Coming-of-age in 2025’s America radicalised Sinclair, instilling this urgency for clarity and unity. “I saw how people misunderstood each other and how it led to division and all of these problems.” Music soon became a vessel for communication. “I started writing because there were ideas and feelings my friends couldn’t say out loud, and music became the only way to share them.”
“I think there's something in the back of my mind where I know that as long as I can record at night and write songs, I'll be alright, because I've done that enough times,” Sinclair reflects. At eight, he picked up the guitar his parents had bought for his brother at a garage sale; “I was genuinely obsessed with moving sound around,” he laughs, “I had a real trip about it when I was like a little kid playing the guitar, and I couldn't get over it. I would make my mom be like, "Look, I can move this note.”
In suburban American spirit, by his early teens he was bouncing between garage bands in Chicago, running through Green Day covers in friends’ garages. Amid a round of layoffs at his father’s company, the family then uprooted to LA to keep his dad’s role stable. “I just didn't know anybody, and the only thing I had was music,” he says. Alone in a new state, he began to experiment with recording and production. Accompanied by an "obsessive" foray into refining his guitar playing, these skills now form the backbone of his projects.
He adds hesitantly: “I don't know anybody who's insane at an instrument that wasn't severely depressed for at least two to three years and didn't just do that for a while.”
It’s this sincerity that allows Sinclair, who’d initially wanted to work as an audio engineer, to move between musical outputs without losing direction. Whether it be the bands he’s in, Fat Evil Children or his high school writing project, Frat Mouse, or even his solo project, it’s less driven by the branding that often comes with an artist’s identity, and more independence, function, and this repeated need for communication. Inspired by artists like Lucinda Williams, Phoebe Bridgers, Neil Young, The Front Bottoms, Tom Petty and Pinegrove (“when I was 17 that band basically saved my life”) whose throughline is their honesty: “music that’s vulnerable and has attitude”. “When I'm playing with Fat Evil Children, I'm trying to do my best to support my friend and what he's trying to say, and add my own thing too,” he reflects in contrast to his own project--the rawest version of his voice. “It's just one person's idea and it's just a very pure representation. Every single note is exactly where I want it to be. Every single guitar is played with this feeling that I have right now.”
Milling outside West Hollywood’s iconic Troubadour club, an argument over Springsteen led to Sinclair meeting his now manager, Autry. A prolific songwriter, he released his debut record last year via indie outliers R+R (home to Dijon, Mk.Gee, Racing Mount Pleasant), which laid the groundwork for his current partnership with Capitol Records/Polydor. Sinclair describes the experience as unexpectedly freeing. He’s conscious of the contrast: “It’s really important to me that all of the art comes from an independent place, even though I’m signed to a major label and I don’t make independent music,” he laughs. What matters, he adds, is that every decision is intentional, a balance that keeps the music authentic (“It’s being made in this independent space”).

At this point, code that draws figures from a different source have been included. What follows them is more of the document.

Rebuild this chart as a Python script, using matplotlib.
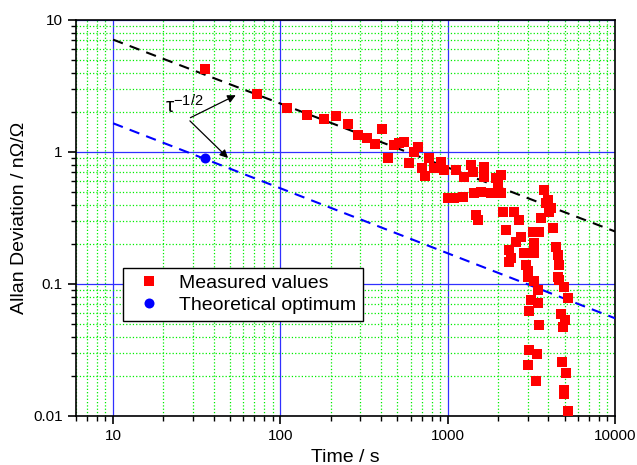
import matplotlib
matplotlib.use("Agg")
import matplotlib.pyplot as plt
from matplotlib.ticker import LogLocator, FuncFormatter, NullFormatter
import numpy as np

plt.rcParams['font.family'] = ['Liberation Sans', 'DejaVu Sans']

# measured Allan deviation (time in s, deviation in nOhm/Ohm)
meas_t = [35.6, 72.8, 110, 145, 181, 216, 255, 289, 327, 366, 403, 437, 475, 509, 546,
          584, 626, 661, 699, 728, 769, 824, 908, 946, 1117, 1247, 1374, 1413, 1644, 1644,
          1938, 1992, 2076, 1808, 1577, 1432, 1230, 1086, 1000, 1472, 1514, 2076, 2134, 2224,
          2484, 2662, 2737, 2317, 2553, 2384, 2317, 2931, 2851, 3274, 3228, 3508, 3274, 3605,
          3758, 3864, 4027, 4255, 4437, 3972, 4141, 4561, 4625, 4625, 3013, 3000, 3274, 3458,
          3141, 3458, 3055, 3508, 4954, 5234, 4753, 5023, 4888, 3055, 3411, 3013, 3365, 4818,
          5092, 4953, 4953, 5234, 4561]
meas_dev = [4.25, 2.75, 2.15, 1.91, 1.78, 1.87, 1.63, 1.35, 1.28, 1.15, 1.49, 0.90, 1.13, 1.17, 1.19,
            0.83, 1.00, 1.09, 0.76, 0.66, 0.90, 0.76, 0.84, 0.73, 0.73, 0.647, 0.80, 0.705, 0.77, 0.647,
            0.635, 0.58, 0.49, 0.49, 0.50, 0.49, 0.456, 0.45, 0.45, 0.334, 0.305, 0.67, 0.351, 0.256,
            0.351, 0.305, 0.227, 0.181, 0.208, 0.157, 0.147, 0.139, 0.172, 0.172, 0.248, 0.248, 0.204, 0.316,
            0.515, 0.41, 0.351, 0.266, 0.191, 0.433, 0.377, 0.166, 0.139, 0.107, 0.125, 0.113, 0.105, 0.090,
            0.076, 0.072, 0.062, 0.049, 0.095, 0.078, 0.059, 0.053, 0.047, 0.0316, 0.0295, 0.0243, 0.0184, 0.0257,
            0.0212, 0.0158, 0.0148, 0.011, 0.113]

# theoretical optimum
opt_t = [35.6]
opt_dev = [0.90]

# tau^-1/2 guide lines
ref_t = [10, 10000]
ref_black = [7.1, 0.25]
ref_blue = [1.65, 0.055]

fig = plt.figure(figsize=(6.37, 4.65), dpi=100)
ax = fig.add_axes([0.1193, 0.1054, 0.8462, 0.8516])
ax.set_xscale('log')
ax.set_yscale('log')
ax.set_xlim(6, 10000)
ax.set_ylim(0.01, 10)

ax.grid(True, which='major', color='#3030ff', linestyle='-', linewidth=0.9)
ax.grid(True, which='minor', color='#00ee00', linestyle=':', linewidth=0.9)
ax.set_axisbelow(True)

ax.plot(ref_t, ref_black, color='black', linestyle=(0, (5, 3.5)), linewidth=1.5, zorder=3)
ax.plot(ref_t, ref_blue, color='#0000ff', linestyle=(0, (5, 3.5)), linewidth=1.5, zorder=3)

ax.plot(meas_t, meas_dev, 's', color='#ff0000', markersize=7.2, markeredgewidth=0,
        label='Measured values', zorder=4)
ax.plot(opt_t, opt_dev, 'o', color='#0000ff', markersize=7.2, markeredgewidth=0,
        label='Theoretical optimum', zorder=4)

# annotation with two arrows
ax.text(20.3, 1.97, r'$\mathregular{\tau^{-1/2}}$', fontsize=15)
ax.annotate('', xy=(56, 2.75), xytext=(28, 1.78),
            arrowprops=dict(arrowstyle='-|>', color='black', linewidth=0.9, mutation_scale=12))
ax.annotate('', xy=(50, 0.87), xytext=(28, 1.78),
            arrowprops=dict(arrowstyle='-|>', color='black', linewidth=0.9, mutation_scale=12))

fmt = FuncFormatter(lambda v, p: '%g' % v)
ax.xaxis.set_major_formatter(fmt)
ax.yaxis.set_major_formatter(fmt)
ax.xaxis.set_minor_formatter(NullFormatter())
ax.yaxis.set_minor_formatter(NullFormatter())
ax.xaxis.set_minor_locator(LogLocator(base=10, subs=np.arange(2, 10), numticks=20))
ax.yaxis.set_minor_locator(LogLocator(base=10, subs=np.arange(2, 10), numticks=20))

ax.tick_params(which='major', direction='out', length=6, width=1.2, labelsize=11)
ax.tick_params(which='minor', direction='out', length=3.5, width=1.0)
for s in ax.spines.values():
    s.set_linewidth(1.2)

ax.set_xlabel('Time / s', fontsize=14)
ax.set_ylabel('Allan Deviation / nΩ/Ω', fontsize=14)

leg = ax.legend(loc='upper left', bbox_to_anchor=(0.087, 0.374), borderaxespad=0,
                fontsize=14, frameon=True, fancybox=False, edgecolor='black', framealpha=1,
                handlelength=2.0, handletextpad=0.55, borderpad=0.35, labelspacing=0.2)
leg.get_frame().set_linewidth(1.0)

fig.savefig('out.png', dpi=100)
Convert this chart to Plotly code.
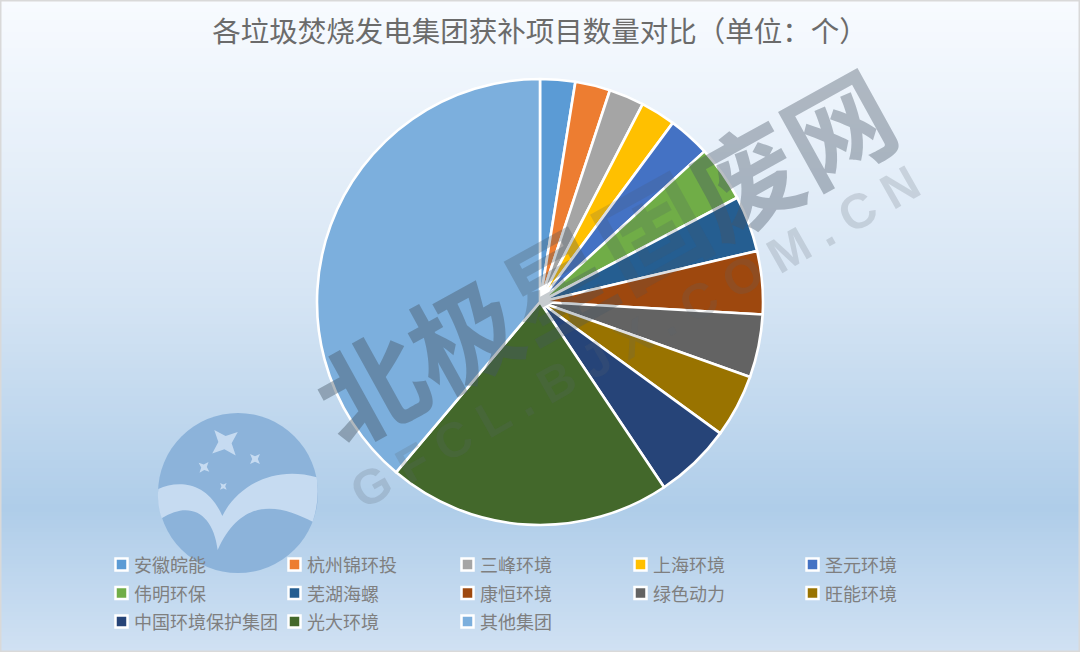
import math
import plotly.graph_objects as go

W, H = 1080, 652

categories = ["安徽皖能", "杭州锦环投", "三峰环境", "上海环境", "圣元环境",
              "伟明环保", "芜湖海螺", "康恒环境", "绿色动力", "旺能环境",
              "中国环境保护集团", "光大环境", "其他集团"]
values = [5, 5, 5, 5, 6, 8, 8, 9, 9, 9, 11, 40.5, 76.5]
colors = ["#5B9BD5", "#ED7D31", "#A5A5A5", "#FFC000", "#4472C4", "#70AD47", "#255E91",
          "#9E480E", "#636363", "#997300", "#264478", "#43682B", "#7CAFDD"]
title_text = "各垃圾焚烧发电集团获补项目数量对比（单位：个）"
FONT = "Noto Sans CJK SC"

bg_stops = [(0.0, (248, 251, 255)), (0.45, (214, 229, 244)), (0.78, (175, 205, 233)), (1.0, (208, 225, 243))]


def bg(t):
    for (a, ca), (b, cb) in zip(bg_stops, bg_stops[1:]):
        if t <= b:
            k = (t - a) / (b - a)
            return "rgb(%d,%d,%d)" % tuple(round(x + (y - x) * k) for x, y in zip(ca, cb))
    return "rgb(%d,%d,%d)" % bg_stops[-1][1]


def P(x, y):
    return f"{x / W:.5f},{1 - y / H:.5f}"


def paper_path(cmds):
    out = []
    for c, pts in cmds:
        out.append(c + " ".join(P(*p) for p in pts))
    return " ".join(out) + " Z"


def star(cx, cy, r, rot):
    pts = []
    for i in range(8):
        rr = r if i % 2 == 0 else r * 0.4
        a = math.radians(rot + i * 45)
        pts.append((cx + rr * math.cos(a), cy + rr * math.sin(a)))
    return [("M", [pts[0]])] + [("L", [p]) for p in pts[1:]]


shapes = []
step = 4
for yy in range(0, H, step):
    shapes.append(dict(type="rect", xref="paper", yref="paper", layer="below",
                       x0=0, x1=1, y0=1 - (yy + step + 1) / H, y1=1 - yy / H,
                       fillcolor=bg((yy + step / 2) / H), line_width=0))

# logo
LOGO = "#8CB3DA"
LIGHT = "#C6DBF1"
shapes.append(dict(type="circle", xref="paper", yref="paper", layer="below",
                   x0=158 / W, x1=318 / W, y0=1 - 573 / H, y1=1 - 413 / H,
                   fillcolor=LOGO, line_width=0))
ox, oy = 140, 390
def z(a, b):
    return (ox + a / 3, oy + b / 3)
band = [("M", [z(55, 297)]),
        ("C", [z(110, 272), z(200, 270), z(247, 378)]),
        ("C", [z(290, 290), z(400, 225), z(530, 262)]),
        ("Q", [z(540, 330), z(518, 395)]),
        ("C", [z(430, 350), z(310, 310), z(233, 480)]),
        ("C", [z(220, 370), z(150, 330), z(65, 385)]),
        ("Q", [z(50, 340), z(55, 297)])]
shapes.append(dict(type="path", xref="paper", yref="paper", layer="below",
                   path=paper_path(band), fillcolor=LIGHT, line_width=0))
for cx, cy, r, rot in [(255, 158, 50, 50), (345, 207, 21, 45), (192, 232, 21, 40), (250, 289, 14, 45)]:
    c = z(cx, cy)
    shapes.append(dict(type="path", xref="paper", yref="paper", layer="below",
                       path=paper_path(star(c[0], c[1], r / 3, rot)), fillcolor=LIGHT, line_width=0))
# frame
shapes.append(dict(type="rect", xref="paper", yref="paper", layer="above",
                   x0=0, x1=1, y0=0, y1=1, fillcolor="rgba(0,0,0,0)",
                   line=dict(color="#D9D9D9", width=3)))

fig = go.Figure(go.Pie(
    labels=categories, values=values, sort=False, direction="clockwise", rotation=0,
    marker=dict(colors=colors, line=dict(color="#FFFFFF", width=2.6)),
    textinfo="none", hole=0, showlegend=False,
    domain=dict(x=[317 / W, 763 / W], y=[1 - 525.5 / H, 1 - 78.5 / H]),
))

wm = ('<span style="color:rgba(70,85,100,0.42)">北极</span>'
      '<span style="color:rgba(70,85,100,0.30)">星</span>'
      '<span style="color:rgba(70,85,100,0.18)">固</span>'
      '<span style="color:rgba(70,85,100,0.38)">废网</span>')
annotations = [
    dict(text=wm, x=602 / W, y=1 - 253 / H, xref="paper", yref="paper",
         showarrow=False, textangle=-29, font=dict(family=FONT, size=107, color="rgb(70,85,100)", weight="bold")),
    dict(text="G F C L . B J X . C O M . C N", x=635 / W, y=1 - 337 / H, xref="paper", yref="paper",
         showarrow=False, textangle=-29.5, font=dict(family="Liberation Sans", size=49, color="rgba(90,100,110,0.2)", weight="bold")),
]

# legend laid out as in the reference: five columns, three rows
col_x = [114, 287, 460, 633, 805]
row_y = [564.5, 593, 621.5]
for i, (name, col) in enumerate(zip(categories, colors)):
    lx = col_x[i % 5]
    ly = row_y[i // 5]
    shapes.append(dict(type="rect", xref="paper", yref="paper", layer="above",
                       x0=(lx + 1.5) / W, x1=(lx + 13.5) / W, y0=1 - (ly + 6) / H, y1=1 - (ly - 6) / H,
                       fillcolor=col, line=dict(color="#FFFFFF", width=2.5)))
    annotations.append(dict(text=name, x=(lx + 18) / W, y=1 - (ly - 0.5) / H, xref="paper", yref="paper",
                            xanchor="left", yanchor="middle", showarrow=False,
                            font=dict(family=FONT, size=18, color="#7F7F7F")))

fig.update_layout(
    width=W, height=H, margin=dict(l=0, r=0, t=0, b=0),
    paper_bgcolor="#D9E6F4", plot_bgcolor="rgba(0,0,0,0)",
    title=dict(text=title_text, x=0.5, xanchor="center", xref="paper", y=1 - 32 / H, yanchor="middle",
               font=dict(family=FONT, size=28.5, color="#6B6B6B")),
    showlegend=False,
    shapes=shapes, annotations=annotations,
)

fig.write_html("out.html", config=dict(displayModeBar=False), post_script="document.body.style.margin='0';")
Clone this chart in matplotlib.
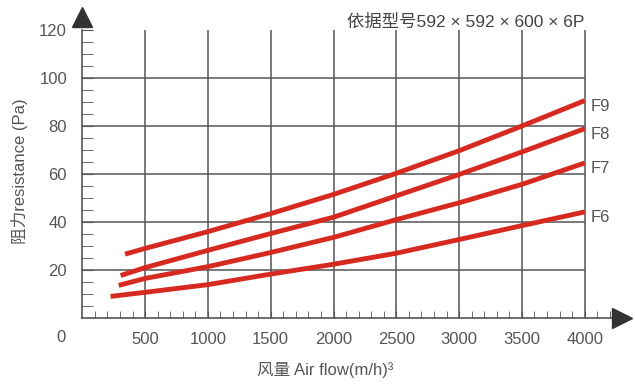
import matplotlib
matplotlib.use('Agg')
import matplotlib.pyplot as plt

plt.rcParams['font.family'] = ['Liberation Sans', 'Noto Sans CJK SC', 'DejaVu Sans']

# 风量 (m3/h) 与阻力 (Pa)
flow = [500, 1000, 1500, 2000, 2500, 3000, 3500, 4000]
f9_start, f9 = (340, 26.6), [29.0, 36.0, 43.5, 51.5, 60.3, 69.7, 80.0, 90.6]
f8_start, f8 = (305, 17.7), [21.0, 28.2, 35.2, 42.0, 50.9, 59.8, 69.2, 78.9]
f7_start, f7 = (290, 13.6), [16.5, 21.4, 27.3, 33.6, 41.0, 48.0, 55.7, 64.6]
f6_start, f6 = (225, 9.0), [10.7, 13.9, 18.3, 22.4, 27.0, 32.7, 38.5, 44.2]
names = ['F9', 'F8', 'F7', 'F6']

x_ticks = [500, 1000, 1500, 2000, 2500, 3000, 3500, 4000]
y_ticks = [20, 40, 60, 80, 100, 120]

grey = '#555555'
red = '#d62a20'

fig = plt.figure(figsize=(6.35, 3.85), dpi=100)
ax = fig.add_axes([0.1296, 0.174, 0.8357, 0.748])
ax.set_xlim(0, 4225)
ax.set_ylim(0, 120)

# grid
ax.vlines(x_ticks, 0, 120, color=grey, lw=1.1, zorder=1)
ax.hlines(y_ticks[:-1], 0, 4000, color=grey, lw=1.1, zorder=1)

for nm, (s, ys) in zip(names, [(f9_start, f9), (f8_start, f8), (f7_start, f7), (f6_start, f6)]):
    xs = [s[0]] + flow
    yy = [s[1]] + ys
    ax.plot(xs, yy, color=red, lw=3.5, solid_capstyle='butt', solid_joinstyle='round', zorder=3)
    ax.text(4045, yy[-1] - 2.5, nm, color=grey, fontsize=12, ha='left', va='center')

for sp in ['top', 'right']:
    ax.spines[sp].set_visible(False)
for sp in ['left', 'bottom']:
    ax.spines[sp].set_color(grey)
    ax.spines[sp].set_linewidth(1.2)

ax.set_xticks(x_ticks)
ax.set_xticks(range(100, 4300, 100), minor=True)
ax.set_yticks(y_ticks)
ax.set_yticks(range(5, 121, 5), minor=True)
ax.tick_params(axis='both', which='both', direction='in', colors=grey, labelsize=12)
ax.tick_params(axis='x', which='major', length=5, pad=10)
ax.tick_params(axis='x', which='minor', length=5)
ax.tick_params(axis='y', which='major', length=8, pad=11)
ax.tick_params(axis='y', which='minor', length=8)
ax.tick_params(labelcolor=grey)

# arrows on the axes
ax.plot([4300], [0], marker='>', markersize=14, color='#333333', clip_on=False, zorder=5)
ax.plot([0], [125.5], marker='^', markersize=14, color='#333333', clip_on=False, zorder=5)

fig.text(61 / 635, 1 - 338 / 385, '0', color=grey, fontsize=12, ha='center', va='center')
ax.text(4000, 123.3, '依据型号592 × 592 × 600 × 6P', color='#444444', fontsize=12.5,
        ha='right', va='center', clip_on=False)
fig.text(325 / 635, 1 - 370 / 385, '风量 Air flow(m/h)³', color=grey, fontsize=12,
         ha='center', va='center')
fig.text(20 / 635, 1 - 171 / 385, '阻力resistance (Pa)', color=grey, fontsize=12,
         ha='center', va='center', rotation=90)

fig.savefig('out.png', dpi=100)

In “Dustland” and “Sugar,” his most recent singles and Capitol debut, Sinclair draws from American history and tradition in a way that’s neither nostalgic nor patriotic. It’s literal and lived, not a denim jacket he shrugs on. “I'm just a fucking American,” he laughs when I ask about his relationship to it. His perspective is naturally nuanced. “My dad loved Bruce Springsteen. I drive around America with my fucking rock band and play music on highways and freeways. I have love for that, and I have fear for where our country is going, but I also have hope.”
Today, with Zohran Mamdani (“our fucking boy”) announced as mayor of New York City, it feels like a small inkling of light. “I’m definitely not someone who believes America used to be this or that. There’s no delusion. But what we can do is take some of those tenets and work towards them. If we really did have a society that gave everybody an equal shot, that would be fucking awesome--and it just isn’t that. That’s the future for America I hope for.”
“Falling in love honestly made me political,” he adds about “Dustland.” “I care because someone I love is in the world. If the world’s a dumpster fire, I have to put out the fire for them.” He sees beauty in the entwined history and tradition: “Music is a tradition, love is a tradition, human history is unbelievably beautiful. When I met my girlfriend, I thought, generations lived and died for people who look like you, it’s a historical feeling. It’s terrifying and inspiring. And here we are, in Los Angeles, in 2025, in love. Music is the same. People have been recording forever, and now I get to make albums in my room. That’s impossible in the past, and thinking about that history is where a lot of the imagery comes from.”
Sinclair sees himself as a steward and this philosophy is ever present. It’s perhaps a little grandiose (something he’s aware of throughout, “I'm also like, this white dude, you know what I mean?”) but rooted in community and earnestness. “You’re just a little thing that holds one piece of air and the next together and you’ve just got to do your best to be a good steward of the space you take up,” he says. “I want people to feel something when they listen to music because, for me, it’s functional. When I'm super depressed and I listen to music and I'm not depressed anymore – it’s like drinking coffee. And I treat that as a real job. I’m making this thing that has the power to lift your spirit and that’s so valuable.”
What’s next? “I’m making an album right now. To me, American Recordings was this folk rock thing and I love that, but I'm making a rock and roll album. I'm writing about the same shit that I've always written about, because that's the shit I care about – love, understanding and surrendering to things. And fighting for things that you care about. And also the fucking world burning and all that shit. And playing as much as I can, I think I'm touring next year… Truman rock band playing every Wednesday!”